Dans notre système capitaliste, libéral, ceux qui possèdent, profitent, exploitent ont intérêt à ce que le monde ne change pas, ou qu’il évolue selon des règles qui leur sont favorables, ou dont ils pensent qu’elles leur seront favorables un jour s’ils font les efforts nécessaires. La réussite se mérite et s’ils n’y sont pas encore parvenus, c’est qu’ils ne s’en sont pas suffisamment donné les moyens.
Bêtise socialement héréditaire
Notre conception de l’intelligence, notre façon de transmettre le savoir et de l’évaluer dans le système scolaire, par exemple, n’est que le reflet, la conséquence de cette organisation. Le but plus ou moins avoué est de maintenir un taux d’inégalités apparent tolérable. Certaines révélations sur les écarts de revenus, sur les fonds cachés, sur certaines formes d’exploitation provoquent une indignation qui tient lieu de soupape. Celle-ci permet de maintenir dans l’ombre la plus grande partie des inégalités, voire à augmenter les différences. Notre système est un illusionniste qui met en lumière l’accessoire et dissimule l’essentiel.
Comme un bon chien, la bêtise rapporte.
Et puis, suprême expression de cette bêtise triomphante, ce chef d’entreprise à qui on parle de son salaire mirobolant et qui répond que cela correspond au marché.
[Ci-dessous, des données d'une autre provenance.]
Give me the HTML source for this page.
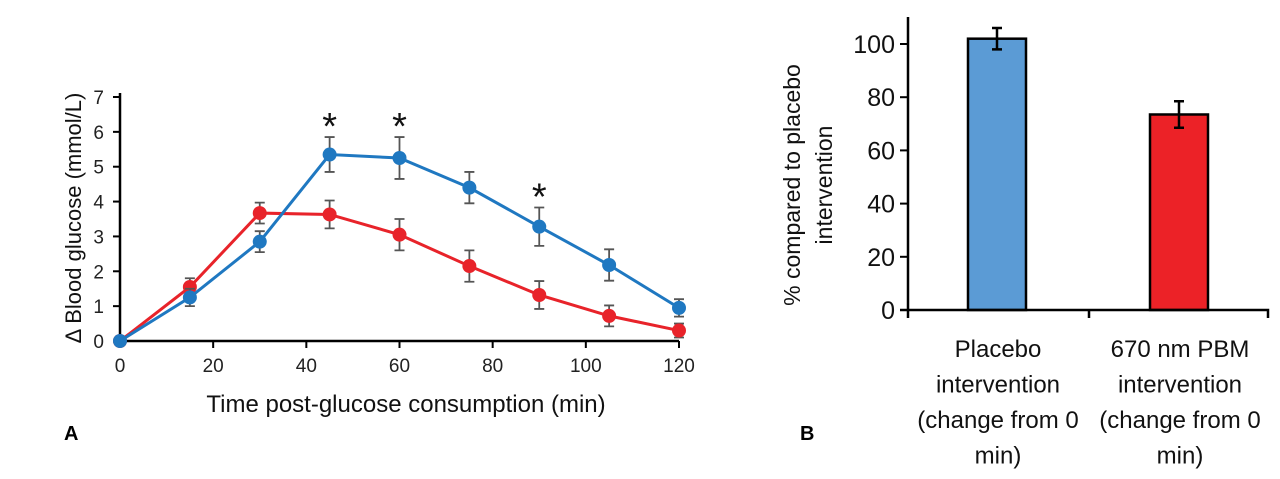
<!DOCTYPE html>
<html><head><meta charset="utf-8"><style>
body{margin:0;background:#fff;}
svg{display:block;font-family:"Liberation Sans",sans-serif;}
</style></head><body>
<svg id="c" width="1280" height="479"></svg>
<script>
const times=[0,15,30,45,60,75,90,105,120];
const placebo=[0,1.25,2.85,5.35,5.25,4.4,3.28,2.18,0.95];
const placeboErr=[0,0.25,0.3,0.5,0.6,0.45,0.55,0.45,0.25];
const pbm=[0,1.55,3.67,3.63,3.05,2.15,1.32,0.72,0.3];
const pbmErr=[0,0.25,0.3,0.4,0.45,0.45,0.4,0.3,0.2];
const sigTimes=[45,60,90];
const xTicksA=[0,20,40,60,80,100,120];
const yTicksA=[0,1,2,3,4,5,6,7];
const barCats=["Placebo","670 nm PBM"];
const barVals=[102,73.5];
const barErr=[4,5];
const yTicksB=[0,20,40,60,80,100];

const NS="http://www.w3.org/2000/svg";
const svg=document.getElementById('c');
function mk(t,a,txt,p){const e=document.createElementNS(NS,t);for(const k in a)e.setAttribute(k,a[k]);if(txt!=null)e.textContent=txt;(p||svg).appendChild(e);return e;}
const xA=v=>120+v*(679-120)/120;
const yA=v=>341-v*(341-97)/7;
const yB=v=>310-v*(310-44)/100;

// Chart A
let g=mk('g',{});


let ax=mk('path',{d:`M120 93V341H679`,stroke:'#000','stroke-width':2.5,fill:'none'},null,g);


yTicksA.forEach(v=>{mk('line',{x1:113,x2:120,y1:yA(v),y2:yA(v),stroke:'#000','stroke-width':2},null,g);
 const t=mk('text',{x:104,y:yA(v)+7,'text-anchor':'end','font-size':19,fill:'#222'},v,g);
 
 });
xTicksA.forEach(v=>{mk('line',{x1:xA(v),x2:xA(v),y1:341,y2:348,stroke:'#000','stroke-width':2},null,g);
 const t=mk('text',{x:xA(v),y:372,'text-anchor':'middle','font-size':19,fill:'#222'},v,g);
 
 });
let t1=mk('text',{x:406,y:412,'text-anchor':'middle','font-size':24,fill:'#111'},'Time post-glucose consumption (min)',g);


let t2=mk('text',{transform:'translate(81,218) rotate(-90)','text-anchor':'middle','font-size':22,fill:'#111'},'Δ Blood glucose (mmol/L)',g);


function series(vals,errs,col,name){
 errs.forEach((e,i)=>{if(!e)return;const x=xA(times[i]);
  mk('path',{d:`M${x} ${yA(vals[i]+e)}V${yA(vals[i]-e)}M${x-5} ${yA(vals[i]+e)}h10M${x-5} ${yA(vals[i]-e)}h10`,stroke:'#555','stroke-width':1.8,fill:'none'},null,g);});
 const l=mk('polyline',{points:vals.map((v,i)=>xA(times[i])+','+yA(v)).join(' '),stroke:col,'stroke-width':3,fill:'none'},null,g);
 
 
 vals.forEach((v,i)=>{const c=mk('circle',{cx:xA(times[i]),cy:yA(v),r:7,fill:col},null,g);
  
  });
}
series(pbm,pbmErr,'#e8232a','pbm');
series(placebo,placeboErr,'#1f78c1','placebo');
sigTimes.forEach(s=>{const i=times.indexOf(s);
 const a=mk('text',{x:xA(s),y:yA(placebo[i]+placeboErr[i])+2,'text-anchor':'middle','font-size':38,fill:'#111'},'*',g);
 
 });
let la=mk('text',{x:64,y:440,'font-size':20,'font-weight':'bold'},'A');



// Chart B
let h=mk('g',{});


const bx=[968,1150],bw=58;
barVals.forEach((v,i)=>{const r=mk('rect',{x:bx[i],y:yB(v),width:bw,height:310-yB(v),fill:i?'#ec2227':'#5b9bd5',stroke:'#000','stroke-width':2.5},null,h);
 
 
 const cx=bx[i]+bw/2,e=barErr[i];
 mk('path',{d:`M${cx} ${yB(v+e)}V${yB(v-e)}M${cx-5} ${yB(v+e)}h10M${cx-5} ${yB(v-e)}h10`,stroke:'#000','stroke-width':2.5,fill:'none'},null,h);});
let ab=mk('path',{d:'M908 17V318M900 310H1268V318M1089 310V318',stroke:'#000','stroke-width':2.5,fill:'none'},null,h);


yTicksB.forEach(v=>{mk('line',{x1:900,x2:908,y1:yB(v),y2:yB(v),stroke:'#000','stroke-width':2},null,h);
 const t=mk('text',{x:895,y:yB(v)+9,'text-anchor':'end','font-size':25,fill:'#111'},v,h);
 
 });
let yl=mk('text',{transform:'translate(800,185) rotate(-90)','text-anchor':'middle','font-size':23,fill:'#111'},null,h);


mk('tspan',{x:0,dy:0},'% compared to placebo',yl);
mk('tspan',{x:0,dy:32},'intervention',yl);
const cl=[["Placebo","intervention","(change from 0","min)"],["670 nm PBM","intervention","(change from 0","min)"]];
[998,1180].forEach((cx,i)=>{const t=mk('text',{x:cx,y:357,'text-anchor':'middle','font-size':24,fill:'#111'},null,h);
 
 
 cl[i].forEach((s,j)=>mk('tspan',{x:cx,y:357+j*35.5},s,t));});
let lb=mk('text',{x:800,y:440,'font-size':20,'font-weight':'bold'},'B');


</script>
</body></html>
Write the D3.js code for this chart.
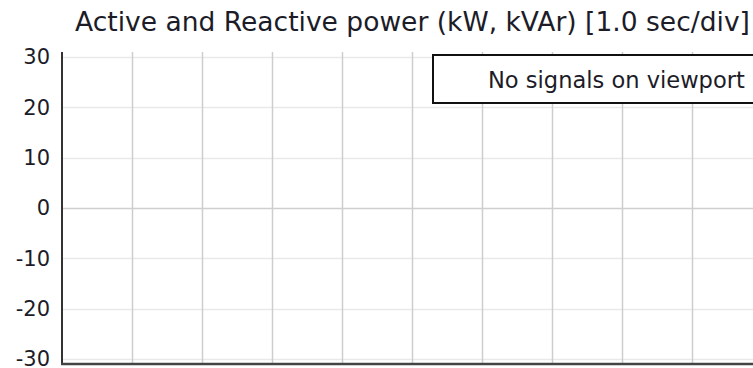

Fatalitas ! Fatalité ! Résignation à la loi du marché. Obligation – et merde ! – de toucher plusieurs millions par an. Absurdité suprême, qui consiste à faire croire qu’il y a une loi, celle du marché, là où triomphe la jungle.
Conclusion
Elle est empruntée à Woody Allen » L’avantage d’être intelligent, c’est qu’on peut toujours faire l’imbécile, alors que l’inverse est totalement impossible. » Pas sûr !
Reconclusion à laquelle nous invite le dessin de Franz Schimpl. Mettons en relation le livre de Maya Beauvallet Les stratégies absurdes Comment faire pire en croyant faire mieux et Henri Queuille. Ce Président du Conseil de la IV ème République déclarait
Il n’est pas de problème dont l’absence une absence de solution ne finisse par venir à bout. »
Prière de ne pas y voir d’allusion à une quelconque situation actuelle.